61-5, p. 22] The Rulebook also provides: Reimbursement for Costs in Unsuccessful Challenge to Association, Venue for Legal Action.

The Association has adopted the following provision for the mutual benefit of the members and with the intention of reducing the Association’s litigation expenses, which expenses would ultimately be borne by members and nonmembers participating in Association activities. Every member, by joining the Association, or nonmember, by purchasing Paso Fino horses, filing a registration application or other documents with the Association, or participating in Association approved events, does thereby agree as follows:

1. If unsuccessful in an attempt to overturn Association decision[s], actions, rules or regulations, to reimburse the Association for its reasonable attorney’s fees, court costs and other expenses in defense of such suit; and 2. That he/she will not commence any action, whether in law or equity, against the Association in any courts other than those federal and state courts located in the state of Kentucky.

Rulebook IX, J (emphasis in original). [Record No. 61-5, pp. 56-57] The PFHA contends that Clara’s membership and/or registration of the Mare constitutes a binding agreement to pay attorney’s fees. But Clara contends that she should not be required to pay the PFHA’s attorney’s fees, notwithstanding the language quoted above.

II. Clara first argues that the parties did not enter into a valid contract. The elements of a contract are offer and acceptance, full and complete terms, and consideration. Cantrell Supply, Inc. v. Liberty Mut. Ins. Co., 94 S.W.3d 381, 384 (Ky. Ct. App. 2002). The PFHA has provided a signed registration application in which Clara agreed to abide by the PFHA’s rules. Such an application constitutes an offer. See, e.g., Guilbert v. Phillips Petroleum Co., 503 F.2d 587 (6th Cir. 1974). The PFHA accepted Clara’s offer by registering the Mare. Further, the parties

exchanged consideration because Clara paid a registration fee in exchange for registering the Mare with the PFHA. There is no suggestion the parties’ agreement lacked full and complete terms, as both the registration application and Rulebook are highly detailed. Next, Clara suggests that she is not bound by the PFHA’s rules because she did not receive a copy of the Rulebook when she became a member of the PFHA. However, Clara does not allege that she had not been provided a copy of the Rulebook by the time she registered the Mare in 2008. Regardless, “[a] fundamental rule of contract law holds that,

absent fraud in the inducement, a written agreement duly executed by the party to be held, who had an opportunity to read it, will be enforced according to its terms.” Conseco Fin. Serv. Corp. v. Wilder, 47 S.W.3d 335, 341 (Ky. Ct. App. 2001). Clara explicitly agreed to be bound by the PFHA’s rules when she applied to register the Mare. And even if Clara did not possess a copy of the Rulebook in 2008, there is no suggestion that she requested a copy and was denied it or otherwise did not have an opportunity to read the rules. Accordingly, not receiving a copy of the Rulebook is not a reason to set aside the parties’ agreement. Clara also suggests that the contract is invalid because it was drafted by the PFHA and

she did not have an opportunity to negotiate its terms. However, “take-it-or-leave-it” contracts drafted by one party, without the other party’s input, are not per se improper. Conseco Fin. Serv. Corp. v. Wilder, 47 S.W.3d 335, 342 n.20 (Ky. Ct. App. 2001). Accordingly, the allegation that the parties’ agreement constitutes an adhesion contract is not a sufficient basis for invalidating the agreement. Additionally, it appears that Clara was eligible to vote, hold office, and propose changes to the PFHA’s rules, so her suggestion that she had no ability to influence the rules is without merit. [See Record No. 61-5, p. 22]
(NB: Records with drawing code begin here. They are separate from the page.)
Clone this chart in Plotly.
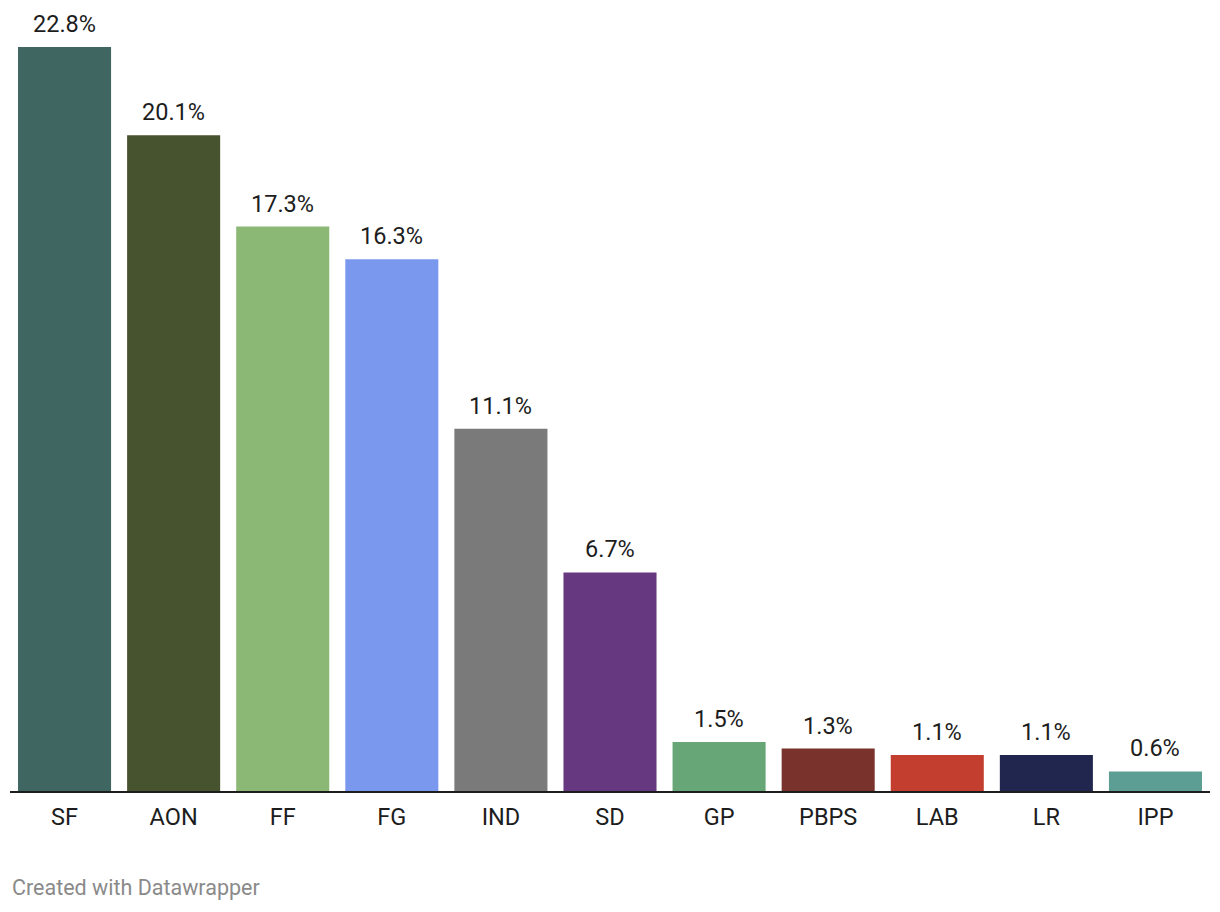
import plotly.graph_objects as go

parties = ["SF", "AON", "FF", "FG", "IND", "SD", "GP", "PBPS", "LAB", "LR", "IPP"]
shares = [22.8, 20.1, 17.3, 16.3, 11.1, 6.7, 1.5, 1.3, 1.1, 1.1, 0.6]
colors = ["#3f6660", "#47532f", "#8bb874", "#7b98ef", "#7a7a7a", "#653880",
          "#67a777", "#7a322c", "#c43e2f", "#20264d", "#5c9e93"]

fig = go.Figure()
fig.add_trace(go.Bar(x=parties, y=shares, marker=dict(color=colors, line=dict(width=0)),
                     hoverinfo="x+y"))

for p, v in zip(parties, shares):
    fig.add_annotation(x=p, y=v, text=f"{v:.1f}%", showarrow=False,
                       yanchor="bottom", yshift=7,
                       font=dict(family="Roboto", size=23.5, color="#1d1d1d"))

fig.add_annotation(x=0, y=0, xref="paper", yref="paper", xanchor="left", yanchor="top",
                   xshift=0, yshift=-82, text="Created with Datawrapper", showarrow=False,
                   font=dict(family="Roboto", size=21.5, color="#8a8a8a"))

fig.update_layout(
    width=1220, height=912,
    margin=dict(l=2, r=18, t=16, b=129),
    paper_bgcolor="white", plot_bgcolor="white",
    bargap=0.147,
    showlegend=False,
    font=dict(family="Roboto", size=23.5, color="#1d1d1d"),
    xaxis=dict(showline=True, linecolor="#1d1d1d", linewidth=2, ticks="",
               ticklabelstandoff=4,
               tickfont=dict(family="Roboto", size=23.5, color="#1d1d1d"),
               showgrid=False, fixedrange=True),
    yaxis=dict(range=[0, 23.506], visible=False, showgrid=False, fixedrange=True),
)
fig.write_html("out.html")
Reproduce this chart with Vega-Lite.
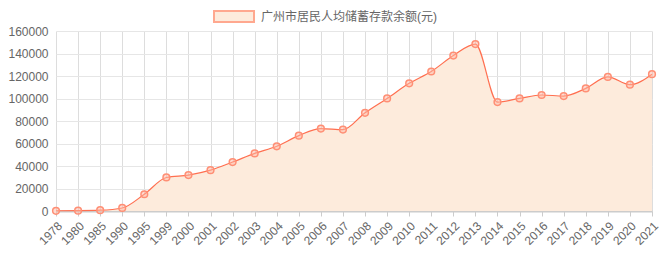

It is well-established that contracts of adhesion may be invalid when the contain confusing language or oppressive terms hidden in fine print. Schnuerle v. Insight Comms. Co., L.P., 376 S.W.3d 561, 576 (Ky. 2012). Here, the provision providing for attorney’s fees is printed in sufficiently large text, which is the same size and font as the other text in the Rulebook. Further, “Reimbursement for Costs in Unsuccessful Challenge to Association” appears in bold print. These provisions appear in pages 39-40 of the Rulebook and are clearly referenced under “Attorney’s Fees” in the index. [Record No. 61-5, pp. 56-57, 189]

Clara also contends that provisions for unilateral attorney’s fees must be a product of the parties’ negotiations; otherwise, they are contrary to public policy and unenforceable. Several states have enacted legislation overriding contractual provisions which provide that only one party may recover attorney’s fees. See, e.g., Cal. Civ. Code § 1717; Wash. Rev.